AmpliconSuite / AmpliconSuite-pipeline

A quickstart tool for AmpliconArchitect. Performs all preliminary steps (alignment, CNV calling, seed interval detection) required prior to running AmpliconArchitect. Previously called PrepareAA.
Other
53 stars 28 forks source link

coverage.stats file does not exist? #8

Closed alhafidzhamdan closed 4 years ago

alhafidzhamdan commented 4 years ago

Dear all,

I cloned AA from jluebeck's repository and downloaded hg38 data and stored it in data_repo as described. However when i run

python AmpliconArchitect.py --bam ../../../WGS/alignments/E26T/E26T/E26T-ready.bam --bed ../../../WGS/variants/bcbio/E26/E26T/E26-cnvkit.bed --out E26 --ref GRCh38

I got

IOError: [Errno 2] No such file or directory: '/exports/igmm/eddie/lung-WGS/scripts/AmpliconArchitect/data_repo/coverage.stats'

I wonder if i needed to have "coverate.stats" file in my data_repo directory and if so how would i obtain it?

Thanks for your help!

jluebeck commented 4 years ago

Hi,

The very first version of the data repo I uploaded for hg38 had left out coverage.stats, and it has since been corrected.
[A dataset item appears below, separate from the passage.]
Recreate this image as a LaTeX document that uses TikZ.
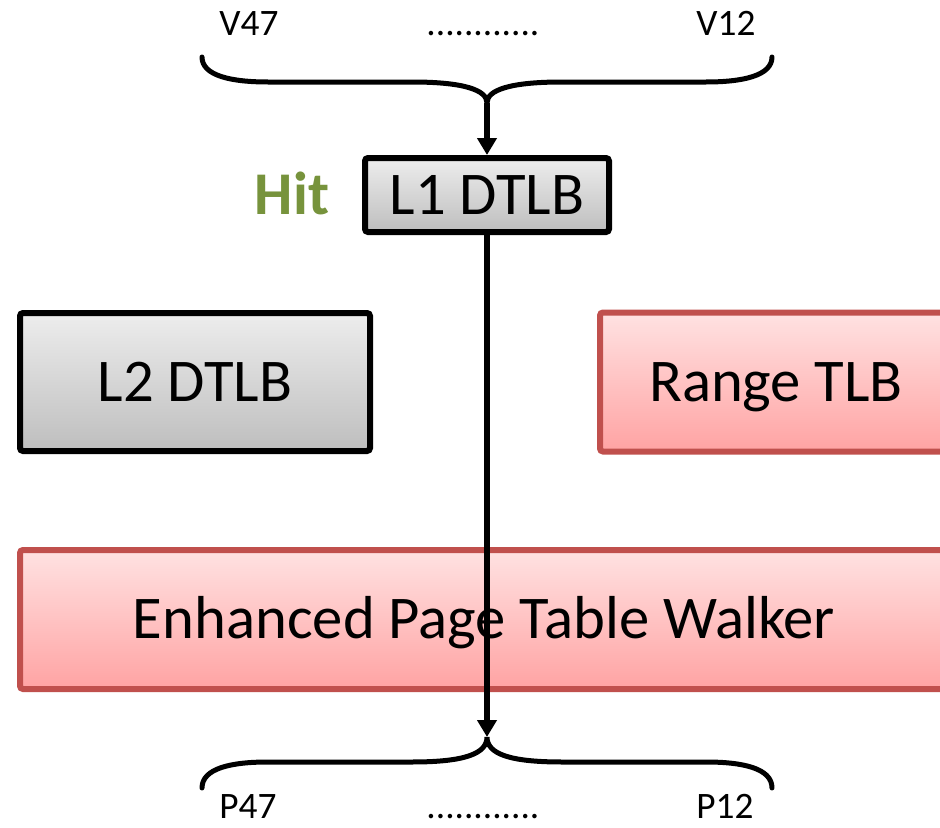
\documentclass[tikz,border=0pt]{standalone}
\usepackage{fontspec}
\setmainfont{Carlito}
\usetikzlibrary{arrows.meta}
\definecolor{redborder}{HTML}{C0504D}
\definecolor{redtop}{HTML}{FFE2E2}
\definecolor{redbot}{HTML}{FFA3A3}
\definecolor{graytop}{HTML}{EDEDED}
\definecolor{graybot}{HTML}{BEBEBE}
\definecolor{hitgreen}{HTML}{77933C}
\tikzset{
  bigtext/.style={font=\fontsize{45.5}{54}\selectfont, text height=29pt, text depth=0pt, inner sep=0pt},
  smalltext/.style={font=\fontsize{28}{32}\selectfont, inner sep=0pt, anchor=base},
  graybox/.style={bigtext, draw=black, line width=4.5pt, rounded corners=2.25pt, top color=graytop, bottom color=graybot},
  redbox/.style={bigtext, draw=redborder, line width=4.5pt, rounded corners=2.25pt, top color=redtop, bottom color=redbot},
  bracepath/.style={line width=3.75pt, line cap=round},
  flow/.style={line width=4.5pt, -{Triangle[length=12.75pt, width=14.25pt]}},
}
\begin{document}
\begin{tikzpicture}[x=0.75pt, y=-0.75pt]
\useasboundingbox (0,0) rectangle (940,828);
% labels at top and bottom
\node[smalltext] (v47) at (249,36) {V47};
\node[smalltext] (vdots) at (483,36) {............};
\node[smalltext] (v12) at (726,36) {V12};
\node[smalltext] (p47) at (248,818) {P47};
\node[smalltext] (pdots) at (483,818) {............};
\node[smalltext] (p12) at (725,818) {P12};
% boxes
\node[graybox, minimum width=183pt, minimum height=55.5pt] (l1) at (487,195) {L1 DTLB};
\node[bigtext, font=\fontsize{45.5}{54}\selectfont\bfseries, text=hitgreen] (hit) at (292,195) {Hit};
\node[graybox, minimum width=262.5pt, minimum height=103.5pt] (l2) at (195,382) {L2 DTLB};
\node[redbox, minimum width=264pt, minimum height=104.25pt] (rtlb) at (776,382) {Range TLB};
\node[redbox, minimum width=696pt, minimum height=104.25pt] (eptw) at (484,619.5) {Enhanced Page Table Walker};
% braces
\coordinate (tc) at (487,103);
\coordinate (bc) at (487,737);
\draw[bracepath] (202,57) .. controls (202,76) and (232,82) .. (268,82) -- (412,82) .. controls (464,82) and (487,90) .. (tc)
  .. controls (487,90) and (510,82) .. (562,82) -- (706,82) .. controls (742,82) and (772,76) .. (772,57);
\draw[bracepath] (202,788) .. controls (202,768) and (232,762) .. (268,762) -- (412,762) .. controls (464,762) and (487,754) .. (bc)
  .. controls (487,754) and (510,762) .. (562,762) -- (706,762) .. controls (742,762) and (772,768) .. (772,788);
% connectors
\draw[flow] (tc) -- (l1.north);
\draw[flow] (l1.south) -- (bc);
\end{tikzpicture}
\end{document}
Assuming that you have that version of the data repo, you can either re-download it or you can fix the issue easily by creating an empty file "coverage.stats" with global write permissions. AA populates this file as you run AA, so it starts as empty.

To create the empty file:

cd $AA_DATA_REPO
# perhaps do 'ls' to make sure there are three folders present here
touch coverage.stats
chmod +rw coverage.stats

Please let me know if you run into any more errors!
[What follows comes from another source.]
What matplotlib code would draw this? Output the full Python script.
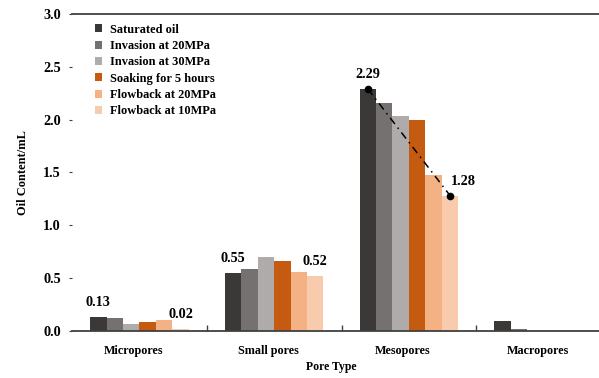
import numpy as np
import matplotlib.pyplot as plt
from matplotlib.patches import Patch

plt.rcParams['font.family'] = ['Liberation Serif', 'DejaVu Serif']
plt.rcParams['font.weight'] = 'bold'

pore_types = ["Micropores", "Small pores", "Mesopores", "Macropores"]
stages = ["Saturated oil", "Invasion at 20MPa", "Invasion at 30MPa",
          "Soaking for 5 hours", "Flowback at 20MPa", "Flowback at 10MPa"]
saturated = [0.13, 0.55, 2.29, 0.09]
invasion_20 = [0.12, 0.58, 2.16, 0.02]
invasion_30 = [0.06, 0.70, 2.03, 0.0]
soaking_5h = [0.08, 0.66, 2.00, 0.0]
flowback_20 = [0.10, 0.56, 1.47, 0.0]
flowback_10 = [0.02, 0.52, 1.28, 0.0]
colors = ["#3b3838", "#767171", "#afabab", "#c55a11", "#f4b183", "#f8cbad"]

series = [saturated, invasion_20, invasion_30, soaking_5h, flowback_20, flowback_10]

fig = plt.figure(figsize=(5.99, 3.78), dpi=100)
ax = fig.add_axes([0.1202, 0.1251, 0.90, 0.838])

x = np.arange(len(pore_types))
w = 0.122
for i, (vals, c) in enumerate(zip(series, colors)):
    ax.bar(x + (i - 2.5) * w, vals, width=w, color=c, linewidth=0, zorder=2)

# value labels on the first and last bars of the first three groups
lab_kw = dict(fontsize=10.3, fontweight='bold', ha='center', va='center')
off = 0.135
for j in range(3):
    x0 = x[j] - 2.5 * w
    x5 = x[j] + 2.5 * w
    ax.text(x0, saturated[j] + off, "%.2f" % saturated[j], **lab_kw)
    if j == 2:
        ax.text(x5 + 0.1, flowback_10[j] + off, "%.2f" % flowback_10[j], **lab_kw)
    else:
        ax.text(x5, flowback_10[j] + off, "%.2f" % flowback_10[j], **lab_kw)

# trend line across the mesopores group
ax.plot([x[2] - 2.5 * w, x[2] + 2.5 * w], [saturated[2], flowback_10[2]],
        color='black', linestyle=(0, (5, 3, 1, 3)), linewidth=1.1,
        marker='o', markersize=4.5, zorder=3)

ax.set_xlim(-0.5, 3.5)
ax.set_ylim(0, 3.0)
ax.set_yticks(np.arange(0, 3.01, 0.5))
ax.set_yticklabels(["%.1f" % v for v in np.arange(0, 3.01, 0.5)], fontsize=10.3, fontweight='bold')
# category names sit a little left of the group centres
ax.set_xticks(x - 0.045)
ax.set_xticklabels(pore_types, fontsize=8.7, fontweight='bold')
ax.set_xticks([0.5, 1.5, 2.5], minor=True)
ax.tick_params(axis='x', which='major', length=0, pad=10)
ax.tick_params(axis='x', which='minor', direction='in', length=4, width=1, color='#404040')
ax.tick_params(axis='y', length=2, width=0.8, color='#404040', pad=6)

for s in ['left', 'right']:
    ax.spines[s].set_visible(False)
for s in ['top', 'bottom']:
    ax.spines[s].set_color('#404040')
    ax.spines[s].set_linewidth(1.3)

ax.set_ylabel("Oil Content/mL", fontsize=8.9, fontweight='bold', labelpad=10)
fig.text(0.553, 0.03, "Pore Type", fontsize=8.5, fontweight='bold', ha='center', va='center')

handles = [Patch(facecolor=c, edgecolor='none') for c in colors]
ax.legend(handles, stages, loc='upper left', bbox_to_anchor=(0.033, 0.985), frameon=False,
          prop={'family': 'Liberation Serif', 'weight': 'bold', 'size': 8.9},
          handlelength=0.6, handleheight=0.6, handletextpad=0.6, labelspacing=0.35,
          borderaxespad=0)

fig.savefig("out.png", dpi=100)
alhafidzhamdan commented 4 years ago

Thanks for your quick response. Amazing stuff. Seems to be running OK so far. I'm testing it on a sorted bam file (60X) and CNVKit called bed file. How long does it take usually?
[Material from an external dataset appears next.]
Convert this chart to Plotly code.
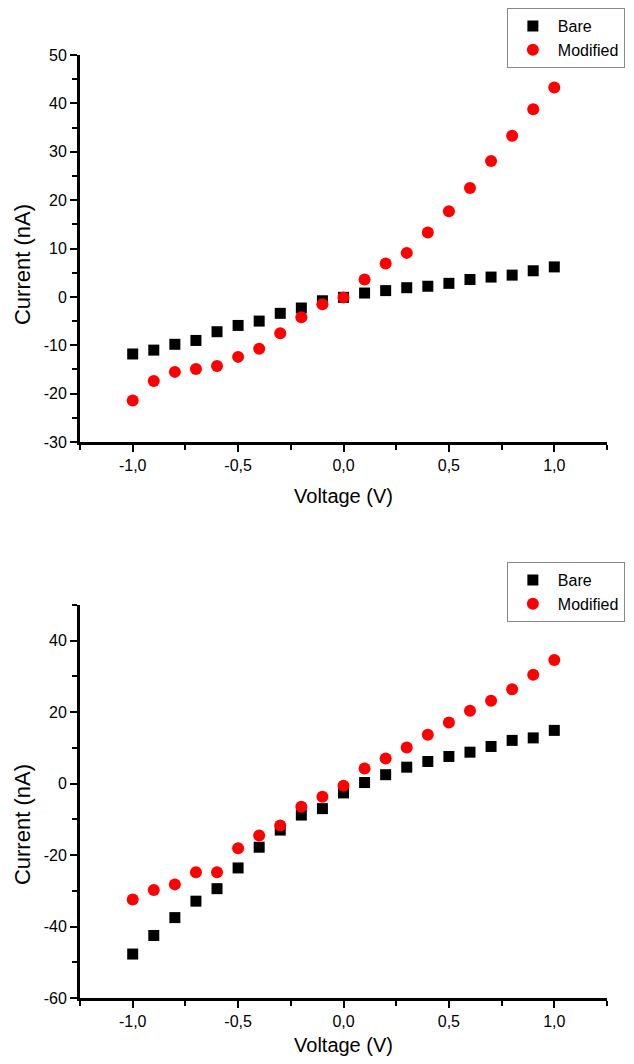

jluebeck commented 4 years ago

Glad to hear it seems to be working!

It's very hard to predict the runtime for a sample. Sometimes it will finish very quickly if there are no amplicons or only a single trivial amplicon. However, the runtime can reach into the range of hundreds of hours for extremely complex samples. In my experience, if it isn't done in 8 hours you're in for a longer ride.

Viraj is working on improvements to runtime in these extreme cases, however the improvements are still very buggy. I will update PrepareAA and my fork as soon as they are finished.